Bletchley Park to open code-breaking hut in 2018

Bletchley Park will open one of its Second World War buildings to the public next Easter, telling the story of code-breaking in the hut that housed the machines which broke Enigma.

A new exhibition called Hut 11A: The Bombe Breakthrough will explain the challenge posed by Enigma and explore how Alan Turing and others devised a machine to help solve it.

Using the Buckinghamshire museum’s Oral History archive and historic objects, it will consider how this contribution to the success of Allied signals intelligence had a significant impact on the course of the Second World War.

Wartime objects on display will include original blueprints and components, decrypted Nazi messages and the W.R.N.S visitors’ book signed by key figures in the Bletchley Park story. Some of the documents in the exhibition have never been seen by the public before.
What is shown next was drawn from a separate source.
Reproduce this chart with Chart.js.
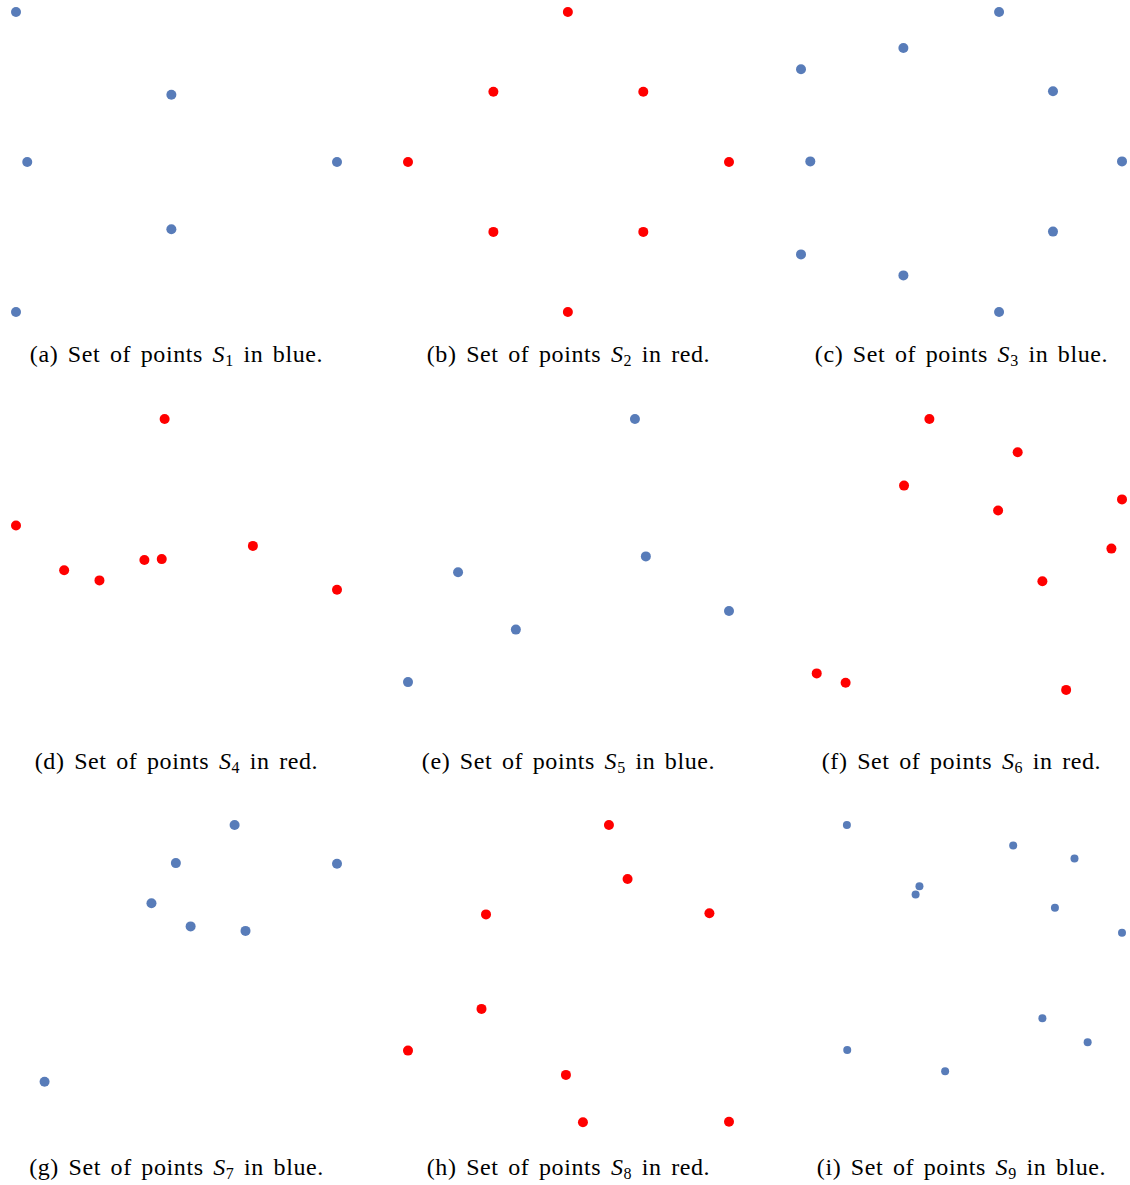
<!DOCTYPE html>
<html>
<head>
<meta charset="utf-8">
<script src="https://cdn.jsdelivr.net/npm/chart.js@4.4.0/dist/chart.umd.min.js"></script>
<style>
  body { margin: 0; background: #fff; width: 1130px; height: 1185px; overflow: hidden; position: relative; }
  canvas { position: absolute; }
  .caption {
    position: absolute; width: 345px; text-align: center; white-space: nowrap;
    font-family: "Liberation Serif", serif; font-size: 24px; line-height: 24px; color: #000;
    letter-spacing: 0.6px; word-spacing: 3px;
  }
  .caption sub { font-size: 16px; vertical-align: baseline; position: relative; top: 4px; }
</style>
</head>
<body>
<div id="figure"></div>
<script>
// point sets, in percent of each panel's box (y up)
const s1x = [0, 48.4, 3.5, 100, 48.4, 0]
const s1y = [100, 72.4, 50, 50, 27.6, 0]

const s2x = [49.8, 26.6, 73.3, 0, 100, 26.6, 73.3, 49.8]
const s2y = [100, 73.4, 73.4, 50, 50, 26.7, 26.7, 0]

const s3x = [61.7, 31.9, 0, 78.5, 2.9, 100, 78.5, 0, 31.9, 61.7]
const s3y = [100, 88, 80.9, 73.6, 50.2, 50.2, 26.8, 19.2, 12.2, 0]

const s4x = [46.3, 0, 15.0, 26.0, 40.0, 45.4, 73.8, 100]
const s4y = [100, 64.5, 49.6, 46.2, 53.0, 53.3, 57.7, 43.1]

const s5x = [70.7, 74.1, 15.6, 100, 33.6, 0]
const s5y = [100, 54.2, 48.9, 36, 29.8, 12.3]

const s6x = [40.0, 67.5, 32.1, 100, 61.4, 96.7, 75.2, 4.9, 13.9, 82.6]
const s6y = [100, 88.9, 77.8, 73.2, 69.5, 56.8, 45.9, 15.2, 12.1, 9.7]

const s7x = [68.1, 49.8, 100, 42.2, 54.4, 71.5, 8.9]
const s7y = [100, 87.3, 87.1, 73.9, 66.2, 64.7, 14.4]

const s8x = [62.6, 68.4, 24.3, 93.9, 22.9, 0, 49.2, 54.5, 100]
const s8y = [100, 82, 70.2, 70.6, 38.7, 24.8, 16.7, 0.9, 1.1]

const s9x = [14.3, 66.1, 85.2, 36.9, 35.7, 79.1, 100, 75.2, 89.3, 14.4, 44.9]
const s9y = [100, 93.2, 88.8, 79.6, 76.8, 72.4, 64.1, 35.6, 27.6, 25, 17.9]

const panelLetters = ['a', 'b', 'c', 'd', 'e', 'f', 'g', 'h', 'i']
const colourNames = ['blue', 'red', 'blue', 'red', 'blue', 'red', 'blue', 'red', 'blue']

const xs = [s1x, s2x, s3x, s4x, s5x, s6x, s7x, s8x, s9x]
const ys = [s1y, s2y, s3y, s4y, s5y, s6y, s7y, s8y, s9y]

const colours = { blue: '#587cb9', red: '#ff0000' }
const colLeft = [4, 396, 789]
const rowTop = [0, 407, 813]

const figure = document.getElementById('figure')

function makePanel(i) {
  const col = i % 3
  const row = Math.floor(i / 3)

  const canvas = document.createElement('canvas')
  canvas.width = 345
  canvas.height = 324
  canvas.style.left = colLeft[col] + 'px'
  canvas.style.top = rowTop[row] + 'px'
  figure.appendChild(canvas)

  const points = xs[i].map((x, k) => ({x: x, y: ys[i][k]}))

  new Chart(canvas, {
    type: 'scatter',
    data: {
      datasets: [{
        data: points,
        pointRadius: i === 8 ? 4 : 5,
        pointHoverRadius: i === 8 ? 4 : 5,
        pointBackgroundColor: colours[colourNames[i]],
        pointBorderWidth: 0,
        showLine: false,
        clip: false
      }]
    },
    options: {
      responsive: false,
      animation: false,
      events: [],
      layout: { padding: 12 },
      plugins: {
        legend: { display: false },
        tooltip: { enabled: false }
      },
      scales: {
        x: { type: 'linear', display: false, min: 0, max: 100 },
        y: { type: 'linear', display: false, min: 0, max: 100 }
      }
    }
  })

  const cap = document.createElement('div')
  cap.className = 'caption'
  cap.style.left = colLeft[col] + 'px'
  cap.style.top = (rowTop[row] + 342) + 'px'
  cap.innerHTML = '(' + panelLetters[i] + ') Set of points <i>S</i><sub>' + (i + 1) + '</sub> in ' + colourNames[i] + '.'
  figure.appendChild(cap)
}

for (let i = 0; i < 9; i++) {
  makePanel(i)
}
</script>
</body>
</html>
Iain Standen, chief executive of the Bletchley Park Trust, said: “For the first time our visitors will be able to learn how the ‘Bombes’ helped to break the Enigma cipher in one of the buildings that housed the incredible machines designed by Alan Turing, Gordon Welchman and others.

“We last opened newly renovated historic buildings in 2014, with Block C and Huts 3 and 6, and so this will be a significant development for the museum.”

Dermot Turing, nephew of Alan Turing and trustee of Bletchley Park, commented: “I am delighted that we now have the chance to explain the key roles played by others in breaking the Enigma cipher, and telling the whole fascinating story in a new and lively way.”

Tourism and heritage minister John Glen added: “The Bletchley Park codebreakers played a pivotal role in the outcome of the Second World War and the technology they pioneered shaped how we live today. Opening up Hut 11A to the public will inspire even more people to learn about how their incredible work changed the world.”

Bletchley Park will be exhibiting at Excursions in London (January 27), with a replica of the famous Enigma machine, used by the Germans during the Second World War to encrypt messages.